3.2. Perform reduction of the results obtained at the step 3.1. This probably can also be done in parallel.

Depending on the specific algorithm used at the step 3.2, two variants are possible. The first one: you use parallel_reduce algorithm where body::operator() executes steps 2 and 3.1 (paired together for each graph partition), and the body::join() method executes step 3.2.

If the the step 3.2 does not fit the reduction model, then you use parallel_for to execute steps 2 and 3.1, and then what is appropriate for the step 3.2.

But what is really important, is that when working with TBB you should forget about process or thread IDs. The primary difference between MPI and TBB approaches results from the fact that the distributed systems have terrible communication overhead, and thus they have to use coarse-grained work splitting (a chunk per CPU node) to minimize the number of message passing roundtrips. In shared memory parallelizm (which TBB is targeted to), the cost of communication between CPUs/cores is relatively small. This allows to achieve very good load balance by using fine-grained work splitting.

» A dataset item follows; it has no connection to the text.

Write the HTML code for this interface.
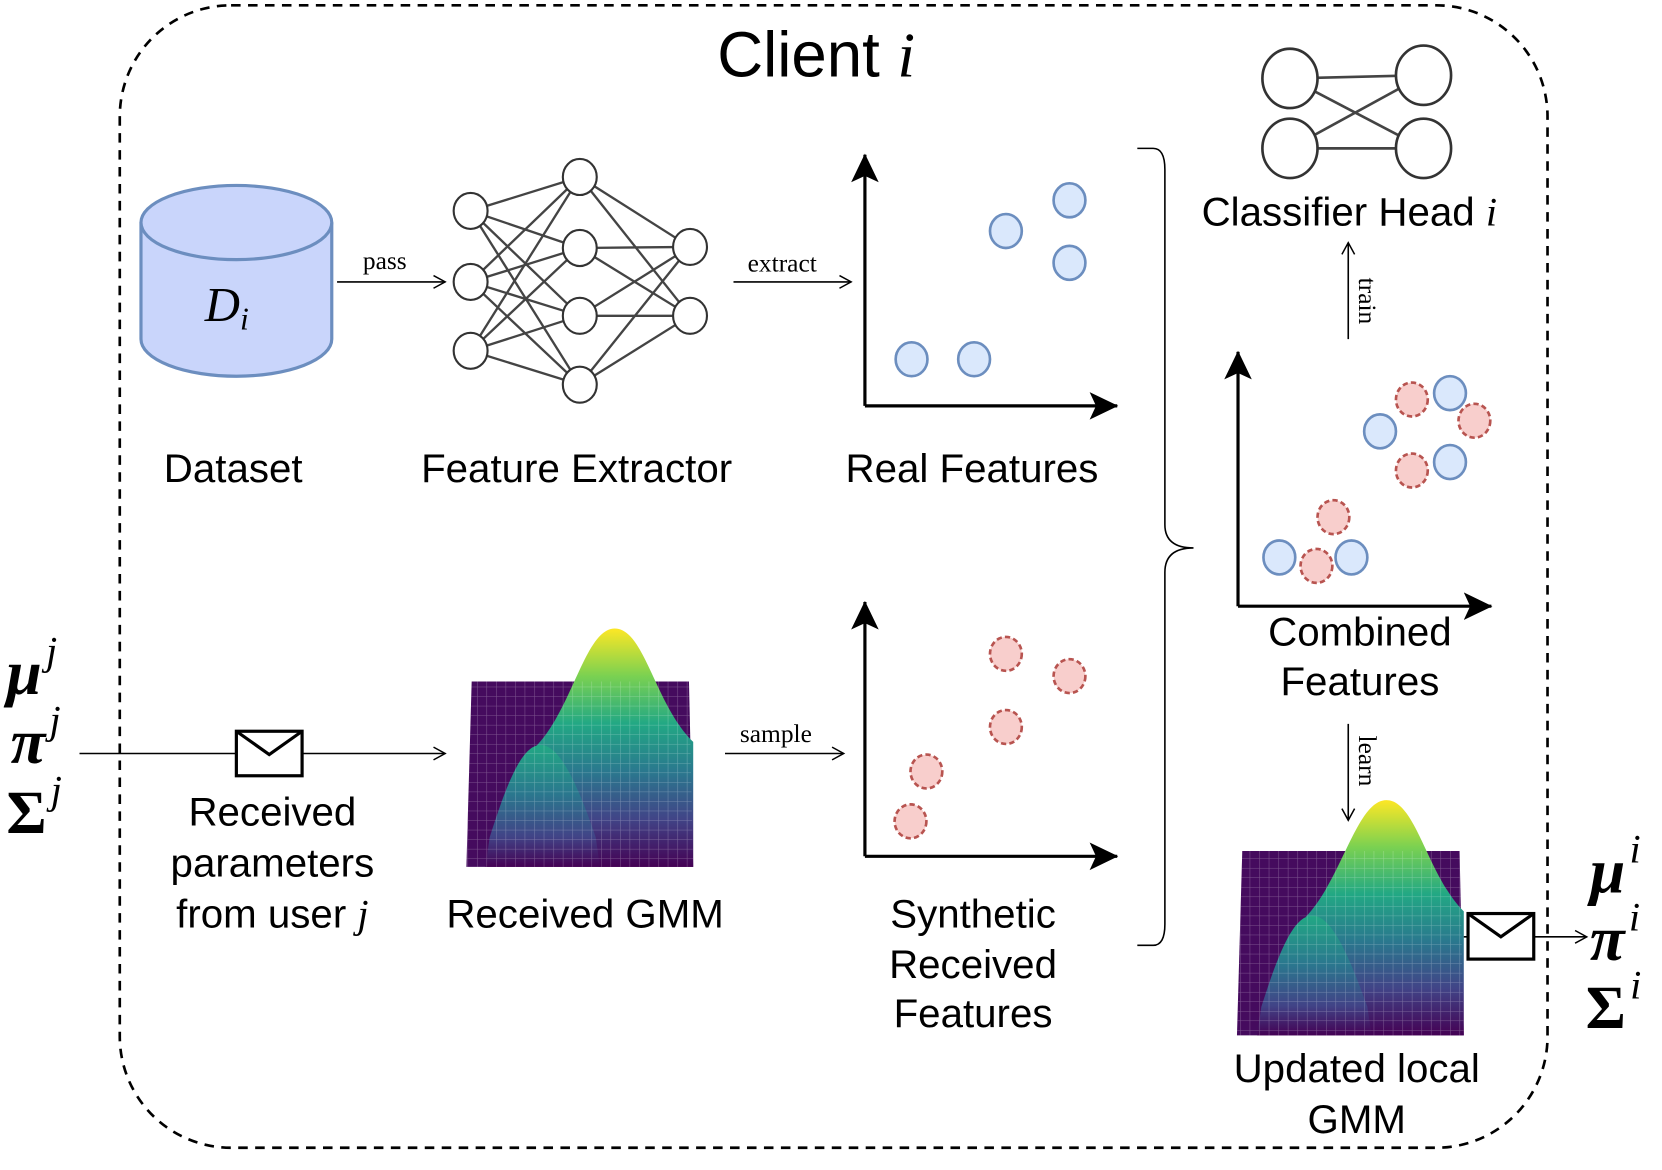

Thus the number of subgraphs you need to partition the source matrix to should be such that useful work at step 3.1 took approximately 10-20 microseconds (on modern CPUs), but was not (much) less than auxiliary operations overhead (step 2 is such an auxiliary operation in this case, as well as partitioning cost). The number of subgraphs should not depend on the number of CPUs/cores in your system, and normally it should be much bigger (an order of thousands would be fine for TBB).

Advanced TBB partitioners working with TBB algorithms (auto_partitioner and affinity_partitioner) dinamically aggregate several subgraphs in one transaction where possible (to decrease the parallel book-keeping overhead), while falling back to the smallest grain size where it is necessary for the sake of good load balancing.